Before long, most cuisines had some sort of fruited breads or cakes that were early versions of the modern fruitcake. Fruitcakes are different in Europe than they are in America. European fruitcakes are more like the medieval fruited bread than the versions made in Great Britain and the United States. The two most common styles of fruitcake in Europe are the stollen and panettone.

British and American versions are much more cakelike. Fruitcakes came to America with the European colonists, and the rising tide of emigration from Britain to New England closely mirrored an influx of cheap sugar from the Caribbean.
Sugar was the key to preserving fruit for use across the seasons. One of the favorite methods of preserving fruit was to “candy” it. Candied fruit, sometimes known as crystallized fruit, is fruit that’s been cut into small pieces, boiled in sugar syrup, tossed in granulated sugar and allowed to dry.
Thanks to this technique, colonists were able to keep fruit from the summer harvest to use in their Christmas confections and fruitcakes became one of the most popular seasonal desserts.
Fruitcakes were also popular due to their legendary shelf life, which, in an era before mechanical refrigeration, was extremely desirable.

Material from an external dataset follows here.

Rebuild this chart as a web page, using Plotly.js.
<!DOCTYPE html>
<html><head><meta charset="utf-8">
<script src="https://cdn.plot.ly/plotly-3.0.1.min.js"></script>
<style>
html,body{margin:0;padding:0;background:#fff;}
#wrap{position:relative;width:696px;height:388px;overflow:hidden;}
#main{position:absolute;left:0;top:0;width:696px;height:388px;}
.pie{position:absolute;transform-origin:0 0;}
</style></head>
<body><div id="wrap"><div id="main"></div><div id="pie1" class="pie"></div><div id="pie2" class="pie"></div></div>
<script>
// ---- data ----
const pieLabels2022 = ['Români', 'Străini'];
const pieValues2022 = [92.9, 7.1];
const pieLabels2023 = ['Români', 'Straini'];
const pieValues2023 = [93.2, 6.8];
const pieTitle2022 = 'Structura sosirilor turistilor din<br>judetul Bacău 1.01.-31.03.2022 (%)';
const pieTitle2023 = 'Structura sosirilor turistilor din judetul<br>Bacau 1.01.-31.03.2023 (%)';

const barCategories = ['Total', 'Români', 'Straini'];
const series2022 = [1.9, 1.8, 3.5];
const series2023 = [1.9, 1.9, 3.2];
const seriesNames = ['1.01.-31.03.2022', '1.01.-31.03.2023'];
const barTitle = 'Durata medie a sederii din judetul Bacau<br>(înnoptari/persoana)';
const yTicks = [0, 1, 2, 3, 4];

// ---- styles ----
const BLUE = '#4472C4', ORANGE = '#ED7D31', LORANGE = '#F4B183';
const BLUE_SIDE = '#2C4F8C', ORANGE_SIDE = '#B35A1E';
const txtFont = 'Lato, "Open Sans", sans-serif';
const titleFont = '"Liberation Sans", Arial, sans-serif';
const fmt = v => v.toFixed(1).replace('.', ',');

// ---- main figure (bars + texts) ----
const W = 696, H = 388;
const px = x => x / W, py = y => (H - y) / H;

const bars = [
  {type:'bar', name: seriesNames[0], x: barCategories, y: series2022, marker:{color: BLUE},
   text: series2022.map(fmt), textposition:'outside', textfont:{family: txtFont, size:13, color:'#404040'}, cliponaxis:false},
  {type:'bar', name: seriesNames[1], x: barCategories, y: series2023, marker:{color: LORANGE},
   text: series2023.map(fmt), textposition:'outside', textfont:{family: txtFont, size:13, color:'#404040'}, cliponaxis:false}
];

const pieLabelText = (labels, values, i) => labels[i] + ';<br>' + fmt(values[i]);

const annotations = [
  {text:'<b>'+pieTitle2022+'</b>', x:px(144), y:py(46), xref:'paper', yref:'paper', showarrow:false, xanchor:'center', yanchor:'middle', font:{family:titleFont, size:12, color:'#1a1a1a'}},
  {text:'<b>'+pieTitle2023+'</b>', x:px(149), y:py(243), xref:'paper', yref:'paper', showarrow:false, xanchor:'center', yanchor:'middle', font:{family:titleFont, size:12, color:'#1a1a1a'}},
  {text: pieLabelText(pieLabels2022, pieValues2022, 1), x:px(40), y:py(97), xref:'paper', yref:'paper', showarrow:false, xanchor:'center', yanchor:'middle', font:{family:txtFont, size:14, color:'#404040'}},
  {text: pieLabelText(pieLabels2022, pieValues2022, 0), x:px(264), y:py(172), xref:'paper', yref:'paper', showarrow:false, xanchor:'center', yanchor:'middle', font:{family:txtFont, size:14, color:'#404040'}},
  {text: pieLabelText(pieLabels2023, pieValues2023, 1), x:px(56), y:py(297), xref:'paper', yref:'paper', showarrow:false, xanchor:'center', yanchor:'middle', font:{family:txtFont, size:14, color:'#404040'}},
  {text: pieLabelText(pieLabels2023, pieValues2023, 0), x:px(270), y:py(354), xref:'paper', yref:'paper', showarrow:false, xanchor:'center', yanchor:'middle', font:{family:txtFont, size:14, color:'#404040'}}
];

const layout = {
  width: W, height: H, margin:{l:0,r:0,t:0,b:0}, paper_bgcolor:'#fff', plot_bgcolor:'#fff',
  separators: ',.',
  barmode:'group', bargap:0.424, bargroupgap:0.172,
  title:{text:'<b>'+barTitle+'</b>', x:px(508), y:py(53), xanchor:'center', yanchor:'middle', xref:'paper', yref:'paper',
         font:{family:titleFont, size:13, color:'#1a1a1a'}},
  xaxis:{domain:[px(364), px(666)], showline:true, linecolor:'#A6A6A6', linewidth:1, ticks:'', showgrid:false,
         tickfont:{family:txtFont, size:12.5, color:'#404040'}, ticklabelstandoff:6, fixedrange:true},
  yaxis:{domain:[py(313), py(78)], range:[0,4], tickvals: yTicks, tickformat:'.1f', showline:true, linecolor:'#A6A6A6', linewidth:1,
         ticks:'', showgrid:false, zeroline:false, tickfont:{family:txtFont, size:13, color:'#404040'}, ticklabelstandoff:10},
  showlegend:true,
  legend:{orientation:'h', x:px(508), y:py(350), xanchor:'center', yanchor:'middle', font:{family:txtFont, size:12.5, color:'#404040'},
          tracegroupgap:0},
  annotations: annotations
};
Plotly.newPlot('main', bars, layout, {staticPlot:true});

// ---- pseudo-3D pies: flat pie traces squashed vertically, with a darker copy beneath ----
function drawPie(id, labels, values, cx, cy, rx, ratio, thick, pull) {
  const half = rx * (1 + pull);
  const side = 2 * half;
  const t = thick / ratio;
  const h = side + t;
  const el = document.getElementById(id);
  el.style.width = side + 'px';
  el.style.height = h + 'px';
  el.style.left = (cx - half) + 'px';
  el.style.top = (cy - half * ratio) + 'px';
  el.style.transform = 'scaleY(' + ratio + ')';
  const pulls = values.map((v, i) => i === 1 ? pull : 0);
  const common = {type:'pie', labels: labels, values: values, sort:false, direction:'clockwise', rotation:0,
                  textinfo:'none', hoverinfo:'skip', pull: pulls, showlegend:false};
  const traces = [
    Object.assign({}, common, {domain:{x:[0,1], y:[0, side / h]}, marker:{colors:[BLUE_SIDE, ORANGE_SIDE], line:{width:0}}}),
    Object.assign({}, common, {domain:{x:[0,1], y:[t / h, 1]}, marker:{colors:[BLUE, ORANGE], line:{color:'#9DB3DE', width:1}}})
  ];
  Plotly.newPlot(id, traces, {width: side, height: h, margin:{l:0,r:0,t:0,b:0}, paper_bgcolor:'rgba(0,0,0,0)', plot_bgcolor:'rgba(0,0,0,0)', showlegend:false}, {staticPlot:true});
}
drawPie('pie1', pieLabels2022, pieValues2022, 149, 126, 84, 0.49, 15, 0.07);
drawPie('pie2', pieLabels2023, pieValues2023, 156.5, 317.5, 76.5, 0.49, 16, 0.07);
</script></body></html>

The best fruit cakes are matured—or “seasoned” in fruitcake lingo—for at least three months before they are cut. Seasoning not only improves the flavor of the fruitcake but it makes it easier to slice.
Seasoning a fruitcake involves soaking cheesecloth in brandy, bourbon, whiskey, rum or other liquor and then wrapping it around the cooked, cooled fruitcake and storing, or simply brushing the cake with an alcohol of your choice and wrap tightly and letting it sit in a cool, dark place.
Credit for the fruitcake’s popularity in America should at least partially go to the U.S. Post Office.

The institution of Rural Free Delivery in 1896 and the addition of the Parcel Post service in 1913 caused an explosion of mail-order foods in America. Overnight, once rare delicacies were a mere mail-order envelope away for people anywhere who could afford them.
Worth Pondering…
Friends are the fruitcake of life—some nutty, some soaked in alcohol, some sweet.